Quinta Domenica di Pasqua Anno B: At 9,26-31 Sal 21 1Gv 3,18-24 Gv 15,1-8
Saulo di Tarso doveva averle fatte di tutti i colori contro i cristiani quando era a Gerusalemme, se la sua sola memoria suscitava timore e incredulità: «tutti avevano paura di lui, non credendo che fosse un discepolo» (At 9,26).
Anche se Saulo ha incontrato direttamente Cristo risorto, per potersi inserire di fatto nella comunità cristiana, c’è stato bisogno di alcune persone già credenti che lo accogliessero e lo accompagnassero: prima Anania e ora Barnaba (c fr At 9,10-17. 27)
Non si è mai cristiani da soli. Con Cristo non esiste una relazione “fai da te”. La fede cristiana ha sempre dimensione comunitaria e si fonda nella stabilità della relazione, sul legame di tutti con l’unico fondamento che è Cristo.
Gesù parla spesso per immagini. Quella della vite e dei tralci, che ci viene offerta in questa domenica, fa capire chiaramente che solo rimanendo in Cristo, vera vite, si può trarre la linfa dell’amore di Dio che ci fa produrre frutti di bene in noi stessi e per il mondo.
La vite è pianta rigogliosa, ma non porta frutto immediatamente: A volte richiede anni di attesa per ‘figliare’ grappoli di qualità. E quest’attesa, per noi del tutto subito, può condurci alla ricerca di altri punti di riferimento, di altre viti che, pur false, nell’immediato sembrano gratificarci.
Una falsa vite, ad esempio, è una religiosità fatta di riti e di sacrifici, che porta a osservare norme e moltiplicare preghiere; una spiritualità disincarnata ricercata per trovare risposte alle nevrosi, alle sue insoddisfazioni e alle sue incertezze. Religiosità che rischia di farci inaridire, che non cambia il cuore, che non fa vivere la libertà e la fecondità del legame di amicizia con Dio.
Il segreto di tutto è racchiuso in un verbo, che troviamo nella seconda lettura e nel vangelo: «rimanere» (cfr 1Gv 3,24 e Gv 15,4). Rimanere in Dio. Rimanere in Cristo.
La cultura nella quale siamo immersi, rende difficile la stabilità, il rimanere in una relazione e in un rapporto comunitario.
Quasi per paura di essere trattenuti o per la sensazione di essere “intrappolati”, si coltiva l’illusione di una presunta libertà privilegiando il provvisorio, che però ci rende fragili, instabili ed esposti al vento del momento.
Rimanere in una relazione non è certamente facile.

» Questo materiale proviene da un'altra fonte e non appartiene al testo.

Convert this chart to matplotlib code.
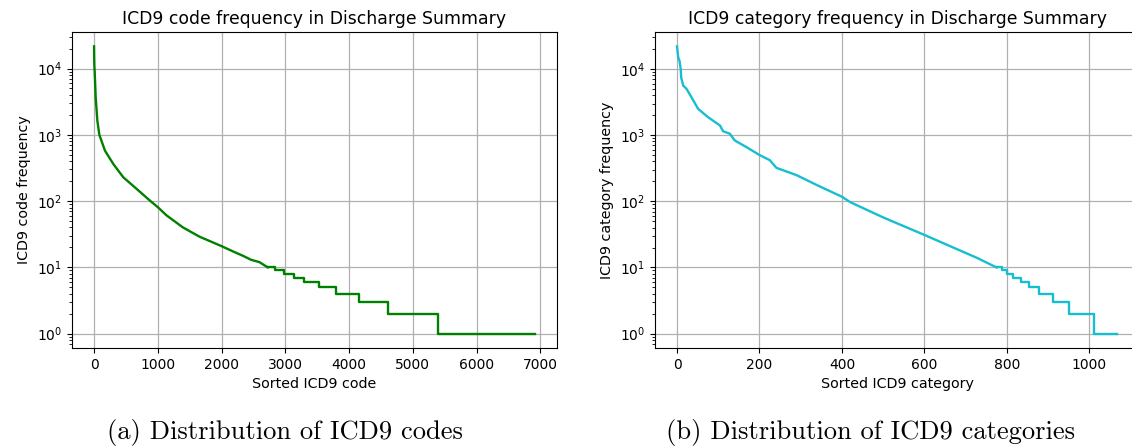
import matplotlib
matplotlib.use("Agg")
import matplotlib.pyplot as plt
from matplotlib.ticker import LogLocator, NullFormatter

# ---- data ----
# ICD9 codes: smooth head (rank, frequency)
code_rank_head = [0, 2, 5, 10, 26, 52, 83, 172, 302, 458, 667, 875, 1000, 1136, 1395,
                  1656, 1995, 2203, 2333, 2464, 2594, 2724]
code_freq_head = [21600, 15000, 11000, 9000, 3600, 1630, 1000, 575, 363, 229, 153, 102, 81, 61, 40,
                  29, 21, 17, 15, 13, 12, 10]
# ICD9 codes: step tail (rank where level starts, frequency level)
code_rank_tail = [2724, 2839, 2974, 3141, 3300, 3533, 3800, 4155, 4609, 5403, 6917]
code_freq_tail = [10, 9, 8, 7, 6, 5, 4, 3, 2, 1, 1]

# ICD9 categories: smooth head
cat_rank_head = [0, 3, 6, 9, 10, 15, 23, 35, 51, 75, 104, 112, 128, 140, 168, 200,
                 225, 241, 290, 339, 400, 420, 500, 600, 662, 727, 775]
cat_freq_head = [21900, 14900, 13300, 10000, 7500, 5600, 5000, 3740, 2500, 1870, 1400,
                 1140, 1050, 830, 660, 500, 418, 320, 248, 176, 117, 97, 57, 31, 21, 14, 10]
# ICD9 categories: step tail
cat_rank_tail = [775, 788, 800, 816, 834, 854, 877, 912, 950, 1012, 1067]
cat_freq_tail = [10, 9, 8, 7, 6, 5, 4, 3, 2, 1, 1]

titles = ["ICD9 code frequency in Discharge Summary",
          "ICD9 category frequency in Discharge Summary"]
xlabels = ["Sorted ICD9 code", "Sorted ICD9 category"]
ylabels = ["ICD9 code frequency", "ICD9 category frequency"]
captions = ["(a) Distribution of ICD9 codes", "(b) Distribution of ICD9 categories"]
colors = ["green", "#17becf"]

W, H = 1132, 447
fig = plt.figure(figsize=(W / 100, H / 100), dpi=100)

# axes boxes in pixels: (left, top, right, bottom)
boxes = [(72, 32, 557, 348), (655, 32, 1139, 348)]
series = [(code_rank_head, code_freq_head, code_rank_tail, code_freq_tail),
          (cat_rank_head, cat_freq_head, cat_rank_tail, cat_freq_tail)]
caption_x = [285, 870]

for i in range(2):
    l, t, r, b = boxes[i]
    ax = fig.add_axes([l / W, 1 - b / H, (r - l) / W, (b - t) / H])
    xh, yh, xt, yt = series[i]
    ax.plot(xh, yh, color=colors[i], lw=1.7)
    ax.step(xt, yt, where="post", color=colors[i], lw=1.7)
    ax.set_yscale("log")
    ax.yaxis.set_major_locator(LogLocator(base=10, numticks=20))
    ax.yaxis.set_minor_locator(LogLocator(base=10, subs=range(2, 10), numticks=100))
    ax.yaxis.set_minor_formatter(NullFormatter())
    ax.grid(True, which="major", color="#b0b0b0", lw=0.9)
    ax.set_title(titles[i], fontsize=12.4)
    ax.set_xlabel(xlabels[i], fontsize=10.3)
    ax.set_ylabel(ylabels[i], fontsize=10.3)
    ax.tick_params(labelsize=10)
    fig.text(caption_x[i] / W, 1 - 432 / H, captions[i], family="cmr10",
             fontsize=19.1, ha="center", va="center")

fig.savefig("out.png", dpi=100)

Ma una relazione vera è inevitabilmente esigente, scomoda e sprona, ci spinge a guardare le cose e le situazioni anche da un altro punto di vita. Così è pure la relazione con Dio.
Il segreto non è nel fare, ma nel coltivare un legame di amicizia, una relazione personale, un’accoglienza continuativa della sua Parola che ci trasforma.
Chi rimane, chi non rompe il legame, chi continua ad ascoltare la Parola di vita, svilupperà un rapporto così profondo che non può limitarsi alle chiacchiere. Quando siamo in Cristo «non amiamo a parole né con la lingua, ma con i fatti e nella verità» (1 Gv 3,18).
Come il tralcio non sussiste senza la vite, così la nostra vita senza la relazione con Gesù, si inaridisce, secca, perde senso. Muore.
La vite è anche immagine della comunità cristiana. Ogni tralcio, pur nella sua singolarità, condivide con tutti gli altri la stessa linfa: la vita spirituale non è mai un fatto che riguarda solo noi, ma è sempre condivisione con altri.
Si possono avere anche buone ragioni per separarsi da una comunità, ma non saranno mai superiori alla ragione che ci chiama a vivere la nostra fede nella sua dimensione comunitaria: si è parte di uno stesso corpo.
Una comunità è arida, infeconda, piena di defezioni, tradimenti, egoismi, conflitti, quando i suoi membri vivono il rapporto in superficie, senza radicamento nel fondamento che è Cristo.
La vita è fatica e dolore. Anche la vita comunitaria è fatica e dolore. Il dolore, però, non è dato solo dal taglio dei tralci infecondi, ma anche dalle potature. Sono sempre ferite, che sul momento possono sembrare un dolore inutile o ingiusto, ma che col tempo, mostrano la loro necessità.
Se siamo radicati in Cristo, che è la vite, nonostante tutto, affrontiamo il presente con fiducia in lui e nel Padre, che è «l’agricoltore» (cfr Gv 15,1).